Brexit et reconfiguration des flux financiers européens

La sortie du Royaume-Uni de l'Union européenne a provoqué une reconfiguration majeure des flux financiers en Europe. Londres, longtemps considérée comme la capitale financière de l'Europe, a vu son statut remis en question, entraînant une redistribution partielle des activités financières vers d'autres centres européens comme Paris, Francfort ou Amsterdam.

Cette évolution a des implications importantes pour les mouvements de capitaux au sein de l'Europe et entre l'Europe et le reste du monde. Les questions de passeport financier, de régulation et de supervision des activités financières transfrontalières restent au cœur des négociations post-Brexit et façonneront l'avenir des flux financiers européens.

Émergence des BRICS et nouveaux axes de circulation des capitaux

L'émergence économique des pays BRICS (Brésil, Russie, Inde, Chine et Afrique du Sud) a contribué à redessiner la carte des flux de capitaux mondiaux. Ces économies émergentes sont devenues des acteurs majeurs des investissements internationaux, tant comme destinations que comme sources de capitaux.

La création de nouvelles institutions financières par les BRICS, comme la Nouvelle Banque de Développement (NBD) et le Fonds de réserve de contingence, témoigne de leur volonté de jouer un rôle plus important dans l'architecture financière mondiale.
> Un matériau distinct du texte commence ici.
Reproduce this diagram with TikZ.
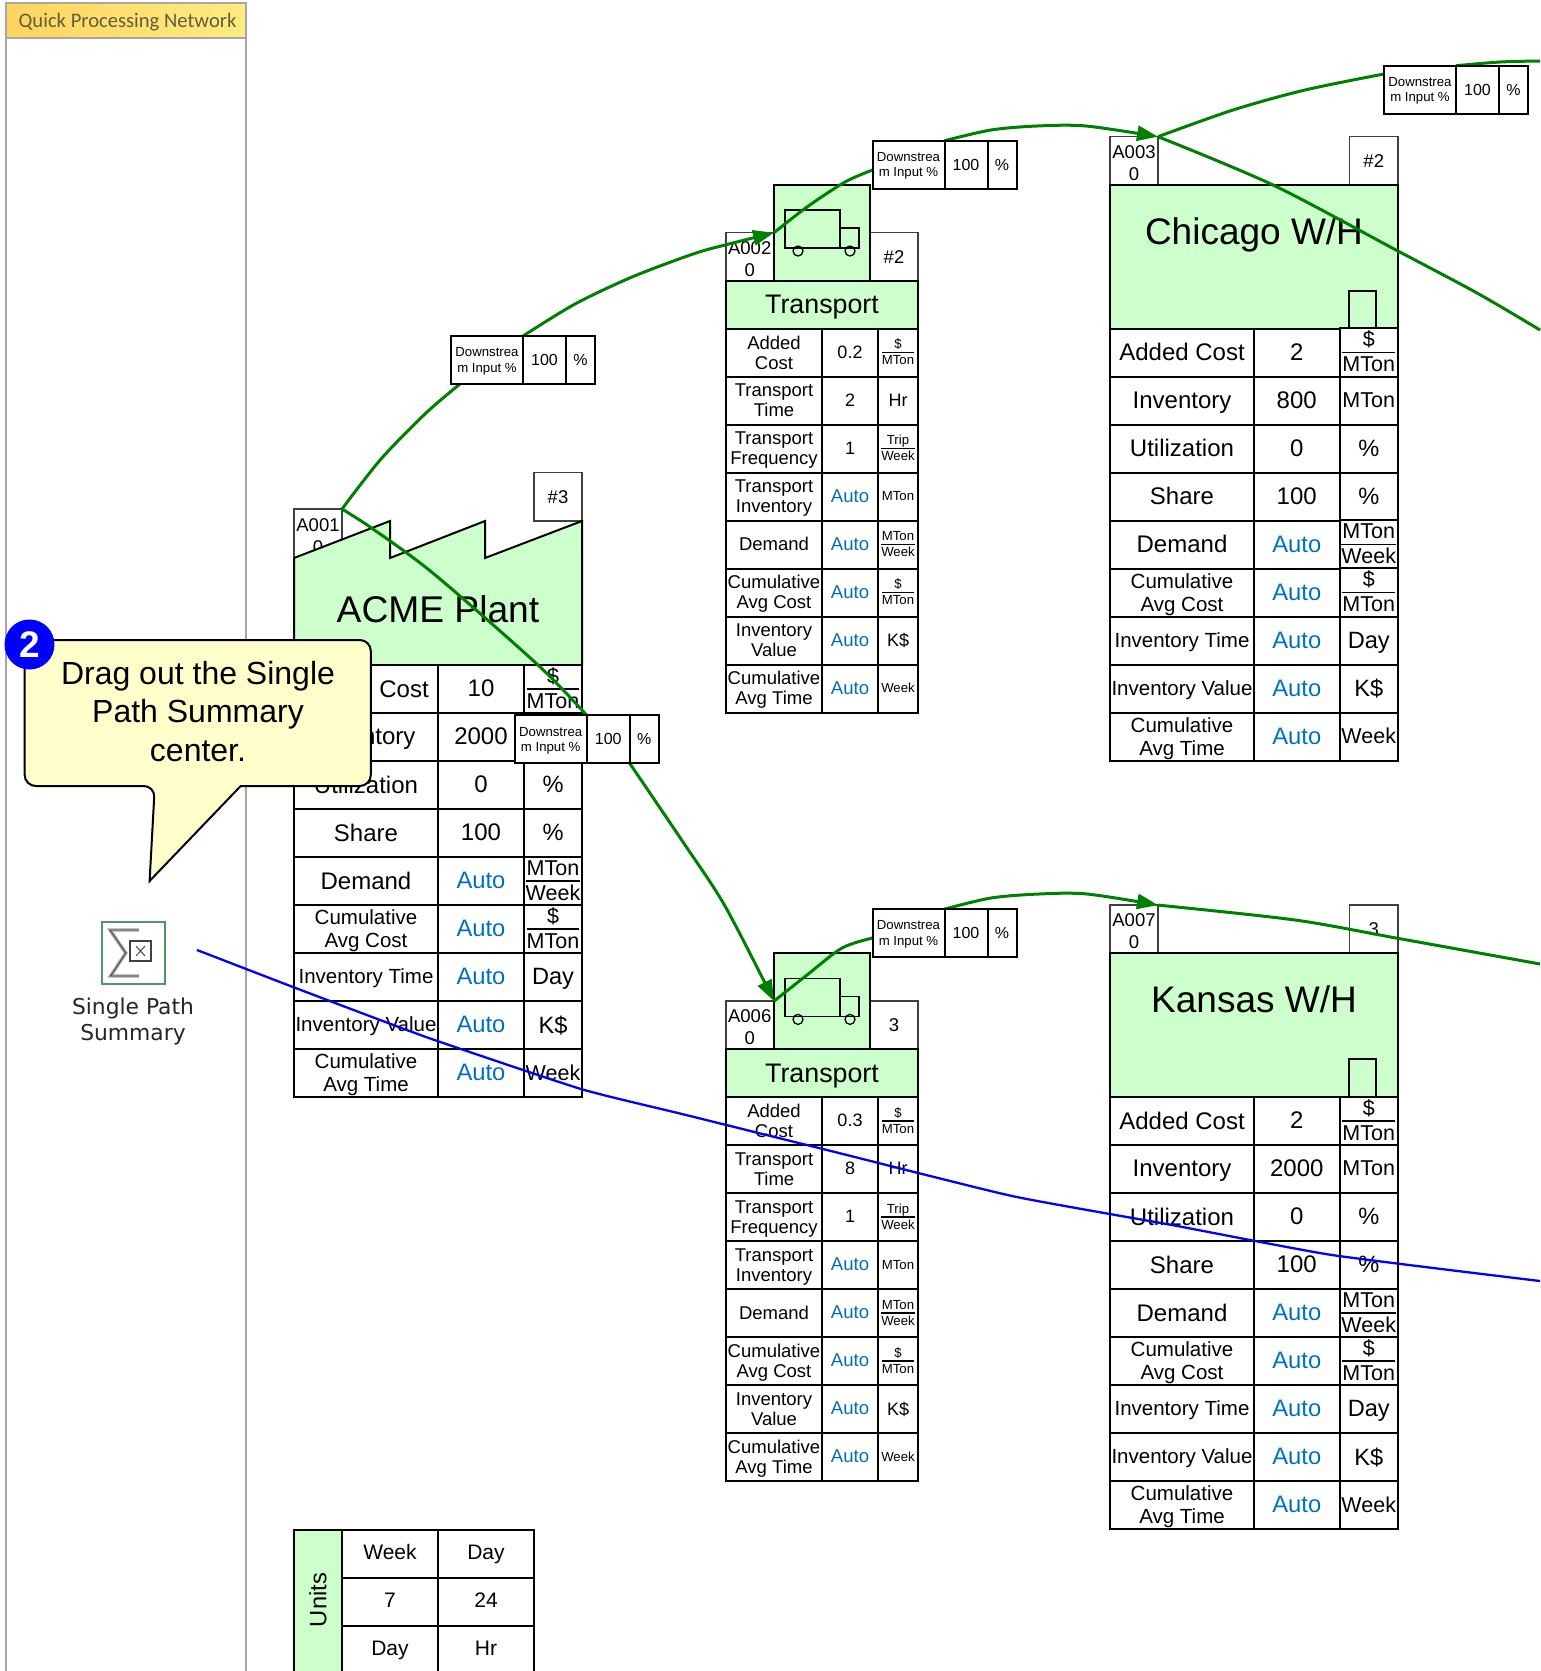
\documentclass[tikz,border=0pt]{standalone}
\usepackage{fontspec}
\setmainfont{Liberation Sans}
\newfontfamily\carlito{Carlito}
\newfontfamily\dejavu{DejaVu Sans}
\usetikzlibrary{arrows.meta,shapes.geometric}
\pgfdeclarelayer{top}
\pgfsetlayers{main,top}
\definecolor{paleg}{HTML}{CCFFCC}
\definecolor{autob}{HTML}{0070C0}
\definecolor{lineg}{HTML}{008000}
\definecolor{lineb}{HTML}{0000FF}
\definecolor{panelg}{HTML}{A6A6A6}
\definecolor{calloutf}{HTML}{FFFFCC}
\definecolor{tagline}{HTML}{404040}
\definecolor{titlel}{HTML}{FFD45F}
\definecolor{titler}{HTML}{FFEB80}
\definecolor{titlet}{HTML}{5F5F3C}
\setlength{\tabcolsep}{0pt}
\setlength{\arrayrulewidth}{1.5pt}
\newcommand{\ufrac}[2]{{\def\arraystretch{0}\begin{tabular}{@{}c@{}}\rule[-.24em]{0pt}{1.1em}#1\\\hline\rule[-.24em]{0pt}{1.1em}#2\end{tabular}}}
\newcommand{\idtext}[2]{\rule{0pt}{17.4pt}#1\\#2}
\newcommand{\hh}{\rule{0pt}{.9em}}
\def\rh{48}
\newcommand{\trow}[8]{%
 \node[cell,#3,minimum width={(\cB-\cA)*1pt},minimum height=48pt] (#1l) at ({(\cA+\cB)/2},{(#2)+\rh/2}) {#4};
 \node[cell,#5,minimum width={(\cC-\cB)*1pt},minimum height=48pt] (#1v) at ({(\cB+\cC)/2},{(#2)+\rh/2}) {#6};
 \node[cell,#7,minimum width={(\cD-\cC)*1pt},minimum height=48pt] (#1u) at ({(\cC+\cD)/2},{(#2)+\rh/2}) {#8};
}
% warehouse / plant table
\newcommand{\factable}[6]{%
 \trow{#1a}{#2}{biglab,one}{Added Cost}{bigval,one}{#3}{bigunit}{\ufrac{\$}{MTon}}
 \trow{#1b}{#2+48}{biglab,one}{Inventory}{bigval,one}{#4}{bigunit,one}{MTon}
 \trow{#1c}{#2+96}{biglab,one}{Utilization}{bigval,one}{#5}{bigone,one}{\%}
 \trow{#1d}{#2+144}{biglab,one}{Share}{bigval,one}{#6}{bigone,one}{\%}
 \trow{#1e}{#2+192}{biglab,one}{Demand}{bigauto,one}{Auto}{bigunit}{\ufrac{MTon}{Week}}
 \trow{#1f}{#2+240}{midlab}{\hh Cumulative\\Avg Cost}{bigauto,one}{Auto}{bigunit}{\ufrac{\$}{MTon}}
 \trow{#1g}{#2+288}{midlab,one}{Inventory Time}{bigauto,one}{Auto}{bigone,one}{Day}
 \trow{#1h}{#2+336}{midlab,one}{Inventory Value}{bigauto,one}{Auto}{bigone,one}{K\$}
 \trow{#1i}{#2+384}{midlab}{\hh Cumulative\\Avg Time}{bigauto,one}{Auto}{bigunit,one}{Week}
}
% transport table
\newcommand{\trktable}[5]{%
 \trow{#1a}{#2}{smlab}{Added\\Cost}{smval,one}{#3}{smfrac}{\ufrac{\$}{MTon}}
 \trow{#1b}{#2+48}{smlab}{Transport\\Time}{smval,one}{#4}{smunit,one}{Hr}
 \trow{#1c}{#2+96}{smlab}{\hh Transport\\Frequency}{smval,one}{#5}{smfrac}{\ufrac{Trip}{Week}}
 \trow{#1d}{#2+144}{smlab}{\hh Transport\\Inventory}{smauto,one}{Auto}{smfrac,one}{MTon}
 \trow{#1e}{#2+192}{smlab,one}{Demand}{smauto,one}{Auto}{smfrac}{\ufrac{MTon}{Week}}
 \trow{#1f}{#2+240}{smlab}{\hh Cumulative\\Avg Cost}{smauto,one}{Auto}{smfrac}{\ufrac{\$}{MTon}}
 \trow{#1g}{#2+288}{smlab}{Inventory\\Value}{smauto,one}{Auto}{smunit,one}{K\$}
 \trow{#1h}{#2+336}{smlab}{\hh Cumulative\\Avg Time}{smauto,one}{Auto}{smfrac,one}{Week}
}
% downstream input table
\newcommand{\dstable}[3]{%
 \node[cell,dsmall,minimum width=72pt,minimum height=48pt] (#11) at ({#2+36},{#3+24}) {\rule{0pt}{11.6pt}Downstrea\\m Input \%};
 \node[cell,dsval,minimum width=43pt,minimum height=48pt] (#12) at ({#2+93.5},{#3+24}) {100};
 \node[cell,dsval,minimum width=29pt,minimum height=48pt] (#13) at ({#2+129.5},{#3+24}) {\%};
}
\newcommand{\truck}[1]{%
 \draw[truckline] (785,{#1+210}) rectangle (840,{#1+248});
 \draw[truckline] (840,{#1+228}) rectangle (859,{#1+248});
 \draw[truckline] (798,{#1+251}) circle (5);
 \draw[truckline] (850,{#1+251}) circle (5);
}
\tikzset{
 cell/.style={draw=black,line width=2pt,fill=white,inner sep=0pt,outer sep=0pt,align=center,text=black},
 one/.style={text depth=1pt},
 biglab/.style={font=\fontsize{24}{26}\selectfont},
 midlab/.style={font=\fontsize{20.5}{23}\selectfont},
 smlab/.style={font=\fontsize{18.5}{20}\selectfont},
 bigval/.style={font=\fontsize{24}{26}\selectfont},
 bigauto/.style={font=\fontsize{23.8}{26}\selectfont,text=autob},
 bigunit/.style={font=\fontsize{21.5}{23.5}\selectfont},
 bigone/.style={font=\fontsize{23.6}{26}\selectfont},
 smval/.style={font=\fontsize{18}{20}\selectfont},
 smauto/.style={font=\fontsize{18.6}{20}\selectfont,text=autob},
 smunit/.style={font=\fontsize{18}{20}\selectfont},
 smfrac/.style={font=\fontsize{13.2}{15}\selectfont},
 dsmall/.style={font=\fontsize{13.2}{15.3}\selectfont},
 dsval/.style={font=\fontsize{16}{18}\selectfont},
 tagbox/.style={draw=tagline,line width=1.3pt,fill=white,inner sep=0pt,outer sep=0pt,align=center,font=\fontsize{18.5}{22}\selectfont},
 greenbox/.style={draw=black,line width=2pt,fill=paleg},
 truckline/.style={draw=black,line width=1.3pt},
 glink/.style={draw=lineg,line width=3pt},
 garrow/.style={glink,-{Triangle[length=21pt,width=15pt]}},
 blink/.style={draw=lineb,line width=2.3pt},
 unitcell/.style={draw=black,line width=2pt,inner sep=0pt,outer sep=0pt,minimum height=48pt,text depth=3pt,font=\fontsize{21}{23}\selectfont},
}
\begin{document}
\begin{tikzpicture}[x=1pt,y=-1pt]
\useasboundingbox (0,0) rectangle (1540,1671);
\fill[white] (0,0) rectangle (1540,1671);

% left panel
\node[draw=panelg,line width=2pt,minimum width=240pt,minimum height=1660pt,inner sep=0,outer sep=0] (panel) at (126,860) {};
\node[draw=panelg,line width=2pt,left color=titlel,right color=titler,minimum width=240pt,minimum height=34.5pt,inner sep=0,outer sep=0,text=titlet,font=\carlito\fontsize{20.6}{24}\selectfont] (title) at (126,20.5) {\hspace*{3pt}\rule{0pt}{18.4pt}Quick Processing Network};

% ACME plant
\node[tagbox,minimum width=48pt,minimum height=49pt] (a1id) at (318,533.5) {\idtext{A001}{0}};
\node[tagbox,minimum width=48pt,minimum height=48.6pt] (a1n) at (558,496.7) {\#3};
\draw[greenbox] (294,665) -- (294,558) -- (390,521) -- (390,558) -- (485,521) -- (485,558) -- (582,521) -- (582,665) -- cycle;
\node[inner sep=0,font=\fontsize{37.2}{40}\selectfont,text depth=0pt] (a1t) at (438,609) {ACME Plant};
\def\cA{294}\def\cB{438}\def\cC{524}\def\cD{582}
\factable{ac}{665}{10}{2000}{0}{100}

% Transport 1
\def\cA{726}\def\cB{822}\def\cC{878}\def\cD{918}
\node[tagbox,minimum width=47.5pt,minimum height=48pt] (t1id) at (749.7,256.7) {\idtext{A002}{0}};
\node[tagbox,minimum width=48pt,minimum height=48pt] (t1n) at (894,256.7) {\#2};
\node[greenbox,minimum width=96pt,minimum height=96pt,outer sep=0pt] (t1box) at (822,232.7) {};
\truck{0}
\node[greenbox,minimum width=192pt,minimum height=48pt,inner sep=0,outer sep=0,text depth=0pt,font=\fontsize{26.8}{28}\selectfont] (t1h) at (822,304.5) {Transport};
\trktable{ta}{328.5}{0.2}{2}{1}

% Chicago
\def\cA{1110}\def\cB{1254}\def\cC{1339.5}\def\cD{1398}
\node[tagbox,minimum width=48pt,minimum height=48pt] (c1id) at (1134,160.7) {\idtext{A003}{0}};
\node[tagbox,minimum width=48.5pt,minimum height=48pt] (c1n) at (1373.75,160.7) {\#2};
\node[greenbox,minimum width=288pt,minimum height=143.8pt,inner sep=0,outer sep=0] (c1box) at (1254,256.6) {};
\node[inner sep=0,font=\fontsize{37}{40}\selectfont,text depth=0pt] (c1t) at (1254,231) {Chicago W/H};
\draw[line width=1.6pt] (1349,328.5) -- (1349,290.7) -- (1376,290.7) -- (1376,328.5);
\factable{ca}{328.5}{2}{800}{0}{100}

% Transport 2
\def\cA{726}\def\cB{822}\def\cC{878}\def\cD{918}
\node[tagbox,minimum width=47.5pt,minimum height=48pt] (t2id) at (749.7,1025.1) {\idtext{A006}{0}};
\node[tagbox,minimum width=48pt,minimum height=48pt] (t2n) at (894,1025.1) {3};
\node[greenbox,minimum width=96pt,minimum height=96pt,outer sep=0pt] (t2box) at (822,1001.1) {};
\truck{768.4}
\node[greenbox,minimum width=192pt,minimum height=48pt,inner sep=0,outer sep=0,text depth=0pt,font=\fontsize{26.8}{28}\selectfont] (t2h) at (822,1073) {Transport};
\trktable{tb}{1097}{0.3}{8}{1}

% Kansas
\def\cA{1110}\def\cB{1254}\def\cC{1339.5}\def\cD{1398}
\node[tagbox,minimum width=48pt,minimum height=48pt] (k1id) at (1134,929.1) {\idtext{A007}{0}};
\node[tagbox,minimum width=48.5pt,minimum height=48pt] (k1n) at (1373.75,929.1) {3};
\node[greenbox,minimum width=288pt,minimum height=143.8pt,inner sep=0,outer sep=0] (k1box) at (1254,1025) {};
\node[inner sep=0,font=\fontsize{37}{40}\selectfont,text depth=0pt] (k1t) at (1254,999.4) {Kansas W/H};
\draw[line width=1.6pt] (1349,1097) -- (1349,1059.1) -- (1376,1059.1) -- (1376,1097);
\factable{ka}{1097}{2}{2000}{0}{100}

% Units table
\node[greenbox,minimum width=48pt,minimum height=144pt,inner sep=0,outer sep=0] (ubox) at (318,1601.5) {};
\node[rotate=90,inner sep=0,font=\fontsize{23.7}{26}\selectfont] (ut) at (318,1600) {Units};
\node[unitcell,minimum width=96pt] (u1) at (390,1553.5) {Week};
\node[unitcell,minimum width=96pt] (u2) at (486,1553.5) {Day};
\node[unitcell,minimum width=96pt] (u3) at (390,1601.5) {7};
\node[unitcell,minimum width=96pt] (u4) at (486,1601.5) {24};
\node[unitcell,minimum width=96pt] (u5) at (390,1649.5) {Day};
\node[unitcell,minimum width=96pt] (u6) at (486,1649.5) {Hr};

% everything above the links
\begin{pgfonlayer}{top}
\dstable{dA}{451}{336}
\dstable{dT}{872.5}{140.7}
\dstable{dC}{1384}{65.7}
\dstable{dB}{514.7}{715.3}
\dstable{dK}{872.5}{909.1}

% callout
\draw[draw=black,line width=2pt,fill=calloutf,rounded corners=11pt]
 (154.8,786) [sharp corners] -- (149.6,881) -- (240.7,786) [rounded corners=11pt] -- (370.8,786) -- (370.8,640) -- (24.7,640) -- (24.7,786) -- cycle;
\node[inner sep=0,align=center,font=\fontsize{32}{38.4}\selectfont] (ctext) at (198,711.5) {Drag out the Single\\Path Summary\\center.};
\node[circle,fill=lineb,minimum size=50pt,inner sep=0,outer sep=0,text=white,font=\bfseries\fontsize{37}{40}\selectfont] (badge) at (29.5,644.5) {2};

% icon
\node[draw={rgb,255:red,76;green,154;blue,95},line width=2pt,fill=white,minimum width=63pt,minimum height=62.5pt,inner sep=0,outer sep=0] (icon) at (133.5,953) {};
\draw[panelg,line width=3.4pt,line join=miter] (138.8,930) -- (110,930) -- (125.8,953) -- (110.6,976) -- (138.8,976);
\draw[black!70,line width=.9pt] (138.8,930) -- (110,930) -- (125.8,953) -- (110.6,976) -- (138.8,976);
\draw[black!75,line width=1.6pt] (130,941) rectangle (151,961);
\draw[black!70,line width=1pt] (136,946) -- (145,956) (136,956) -- (145,946);
\node[inner sep=0,align=center,text=black!85,font=\dejavu\fontsize{21.8}{25.8}\selectfont] (iconlab) at (133,1021.5) {Single Path\\Summary};
\end{pgfonlayer}

% free ends and entry points of the links
\coordinate (dAin) at (460,384);
\coordinate (dCin) at (1384,74);
\coordinate (dTin) at (872.5,170);
\coordinate (dKin) at (872.5,938);
\coordinate (edgeA) at (1540,61);
\coordinate (edgeB) at (1540,330);
\coordinate (edgeC) at (1540,964);
\coordinate (bluestart) at (197,950);
\coordinate (blueend) at (1540,1281);

% green links
\draw[glink] plot[smooth,tension=.5] coordinates {(a1id.north east) (381,459) (426,413) (dAin)};
\draw[garrow] plot[smooth,tension=.5] coordinates {(dA1.north east) (575,304) (632,277) (693,254) (725,245) (t1box.west |- t1id.north)};
\draw[glink] plot[smooth,tension=.5] coordinates {(t1box.west |- t1id.north) (807,207) (845,182) (dTin)};
\draw[garrow] plot[smooth,tension=.5] coordinates {(dT1.north east) (991,130) (1037,126) (1086,126) (c1id.north east)};
\draw[glink] plot[smooth,tension=.5] coordinates {(c1id.north east) (1233,110) (1305,90) (dCin)};
\draw[glink] plot[smooth,tension=.5] coordinates {(dC1.north east) (1500,62) (edgeA)};
\draw[glink] plot[smooth,tension=.5] coordinates {(c1id.north east) (1273,185) (1396,250) (1477,293) (edgeB)};
\draw[glink] plot[smooth,tension=.5] coordinates {(a1id.north east) (373,529) (434,574) (538,665) (dB1.north east)};
\draw[garrow] plot[smooth,tension=.5] coordinates {(dB2.south east) (683,842) (725,906) (t2box.west |- t2id.north)};
\draw[glink] plot[smooth,tension=.5] coordinates {(t2box.west |- t2id.north) (807,975) (842,948) (dKin)};
\draw[garrow] plot[smooth,tension=.5] coordinates {(dK1.north east) (991,898) (1039,894) (1087,894) (k1id.north east)};
\draw[glink] plot[smooth,tension=.5] coordinates {(k1id.north east) (1295,920) (1396,938) (edgeC)};
% blue link
\draw[blink] plot[smooth,tension=.3] coordinates {(bluestart) (293,987) (426,1037) (581,1089) (682,1114) (831,1151) (1012,1196) (1172,1225) (1332,1255) (blueend)};
\end{tikzpicture}
\end{document}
Ces initiatives ouvrent de nouveaux canaux pour les flux de capitaux Sud-Sud et remettent en question la domination traditionnelle des institutions financières occidentales.

En outre, l'initiative chinoise "la Ceinture et la Route" (Belt and Road Initiative) représente un vecteur majeur de réorientation des flux d'investissements internationaux, en particulier vers les infrastructures dans les pays en développement d'Asie, d'Afrique et d'Europe.

L'évolution des flux de capitaux mondiaux reflète les changements profonds dans l'équilibre des pouvoirs économiques et géopolitiques, redessinant la carte de la finance internationale pour les décennies à venir.